Steps to Initialize:
Download or clone repository:
git clone https://github.com/davidlevybooth/Praxis.git
Change to the Praxis directory:
cd Praxis
Create the conda environment:
conda env create --name Praxis --file envs/environment.yaml
Activate conda environment:
conda activate Praxis
Install Praxis:
python setup.py install
Run pipeline with desired options:
Praxis [ -d featureCounts -a bbmap -q bbduk -s trinity … ]
Pipeline Options:
-d --method The tool that will be used to generate the count table of expressed genes. The available tools are featureCounts, htseq, and salmon
-a --aligner The tool that will be used to align the RNASeq reads to the reference genome/transcriptome
-q --trimmer The tool that will trim contaminant sequences and adapter sequences off the RNASeq reads
-s --assembler The tool that will assemble a reference transcriptome if there is no genome URL provided
-t --threads The number of threads that the pipeline is allowed to use.

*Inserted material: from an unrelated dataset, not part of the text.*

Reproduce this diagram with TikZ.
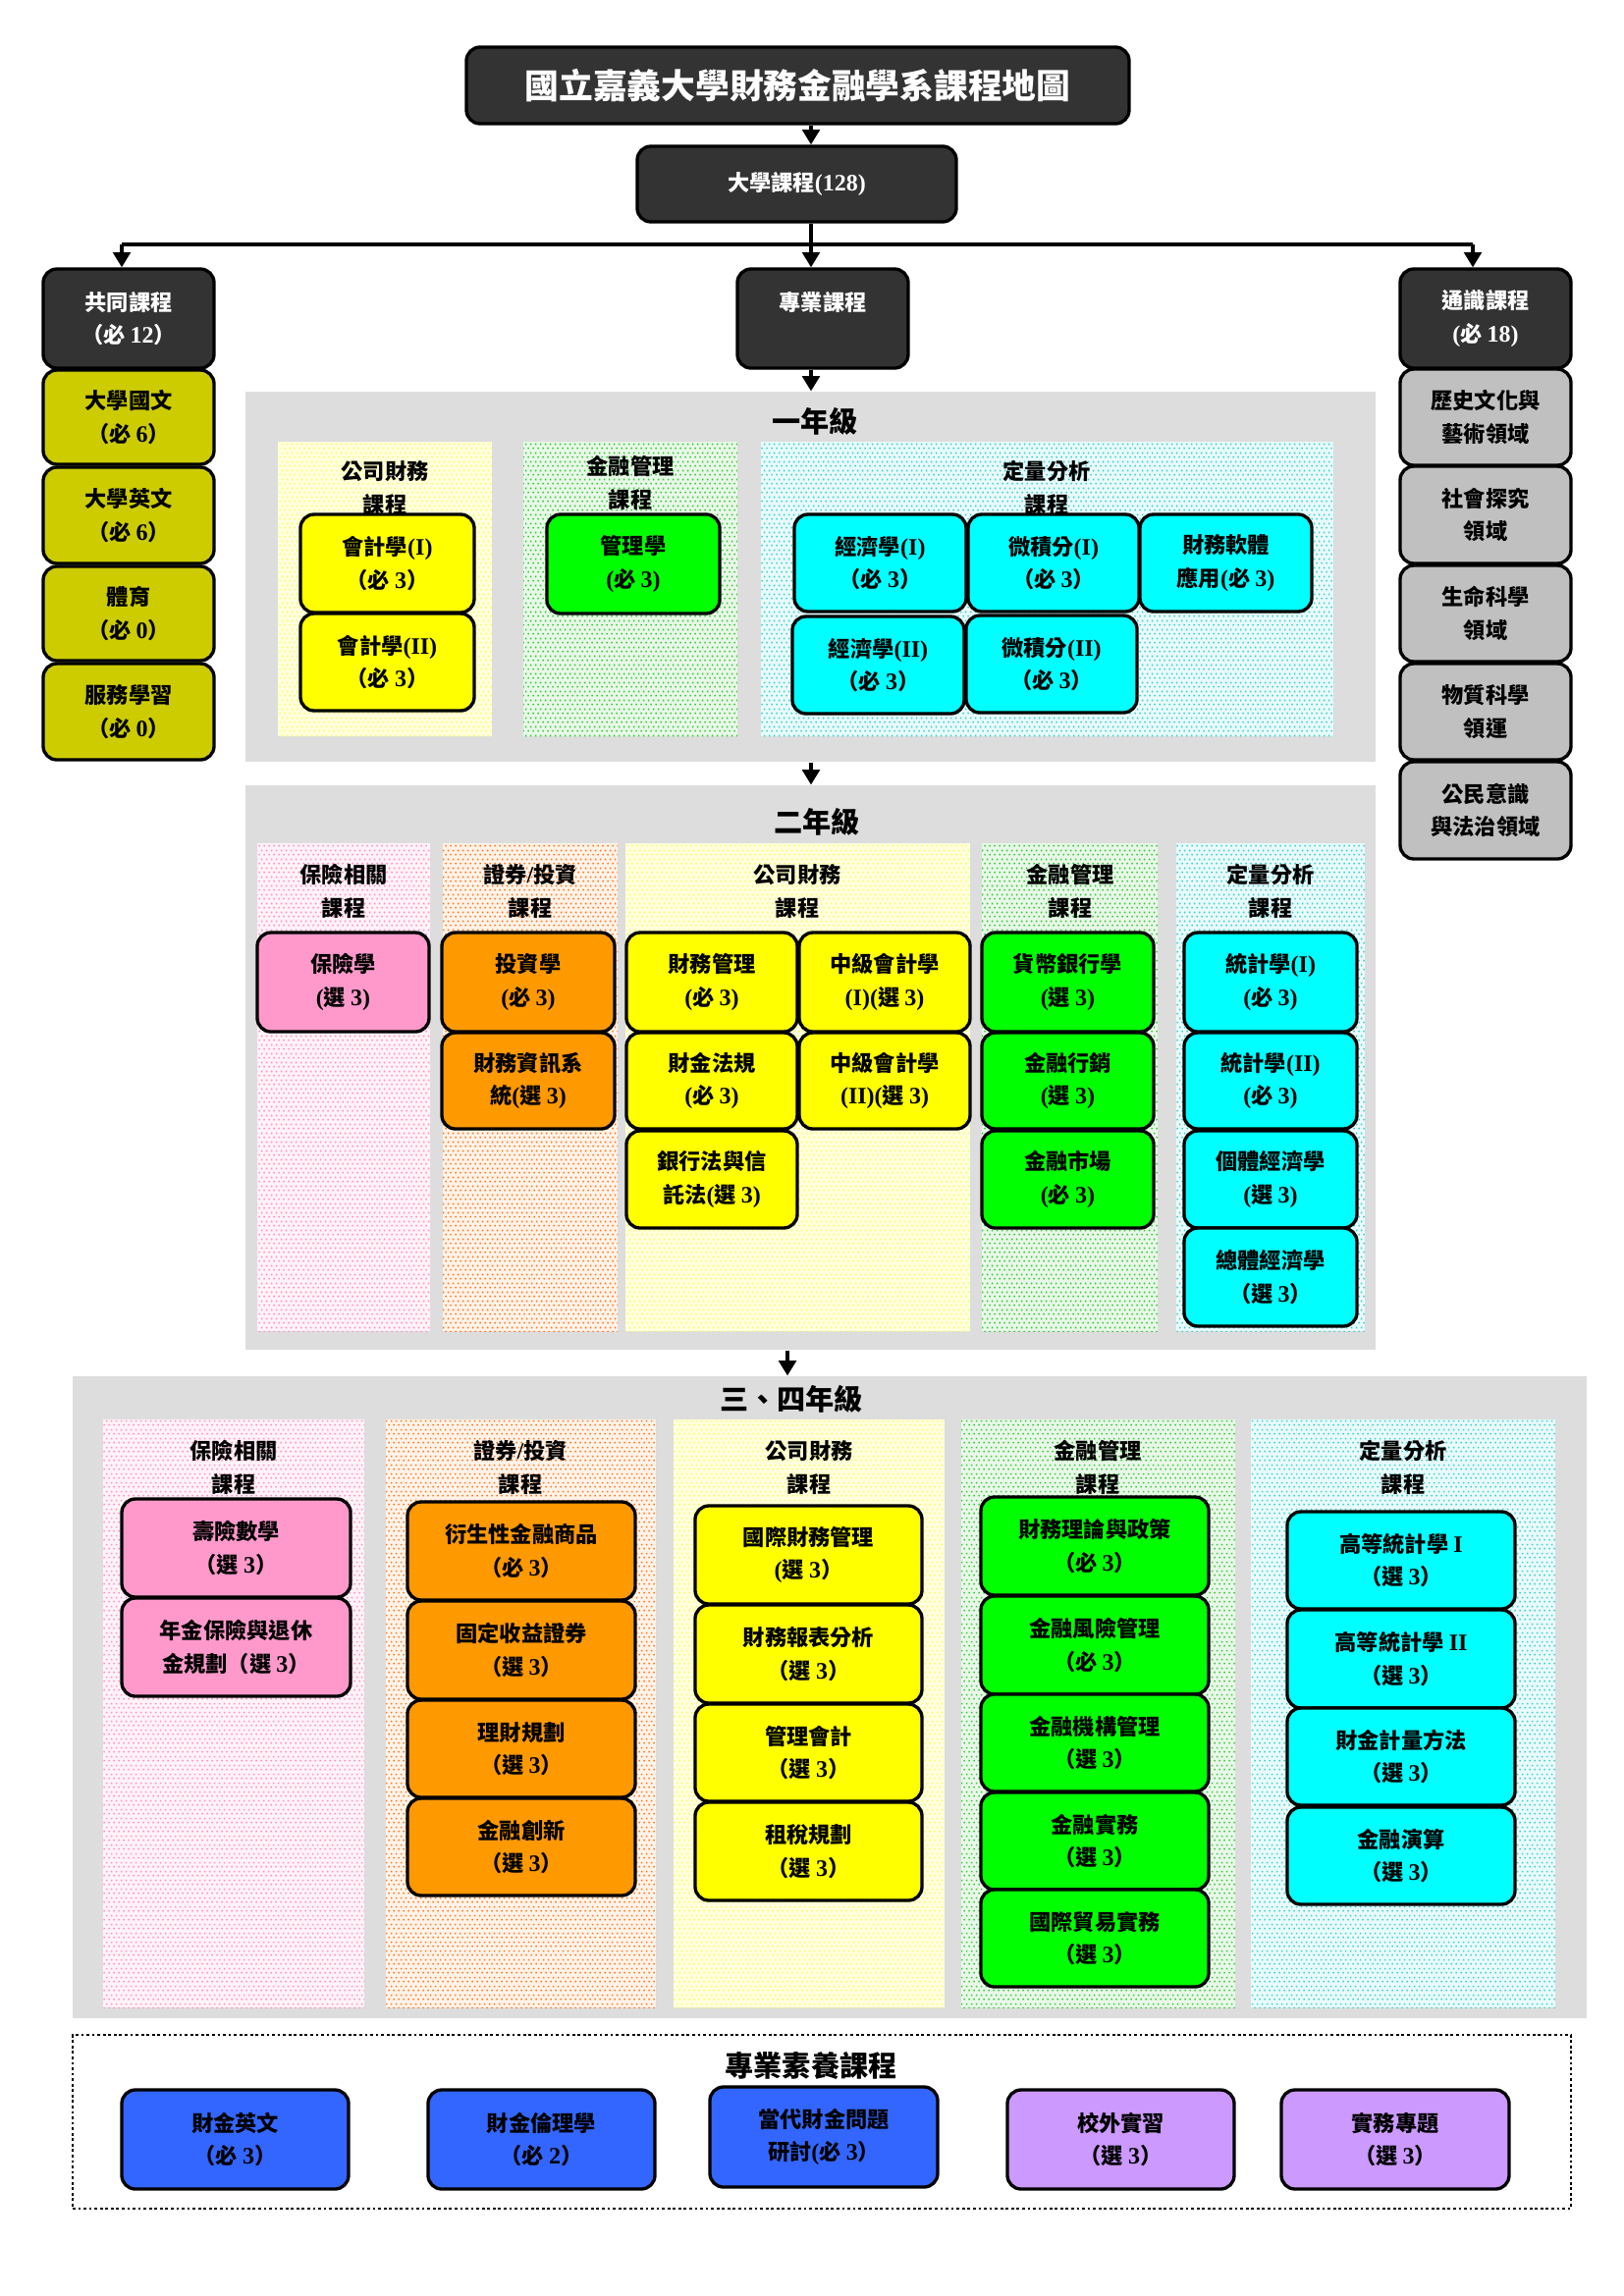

-m --max_memory The amount of memory provided to the assembler. Enter in byte format
-u --genome_url The NCBI url from which the reference genome can be downloaded
-f --genome_file The file containing the reference genome
-j --jobs The number of jobs. Analogous to snakemake -j#
-r --read_dir The directory in which fastq reads are stored
-o --outdir The directory for the final outputs
-c --configfile The yaml file containing all of the above configuration details
Declaring a reference:
There are 3 ways to provide a reference to the pipeline. The path to a genome file can be provided using the corresponding flag (-f), the NCBI URL can be provided for the pipeline to download the genome (-u), or the pipeline can use the provided RNASeq reads located in the directory transcriptome/reads/untrimmed to assemble a reference transcriptome.
If the path to a user provided genome file is specified, it will always be used as the reference, regardless of any other options available. To download a reference from NCBI, remove the path to the genome file and specify the NCBI URL (Praxis -f -u [ncbi_url]). To assemble a reference transcriptome, make sure both the genome file and NCBI URL are not specified, and make sure the desired assembler is chosen. User Provided RNASeq Reads:
The columns in the samples.tsv file must be updated to include the file names for each of the forward and reverse reads.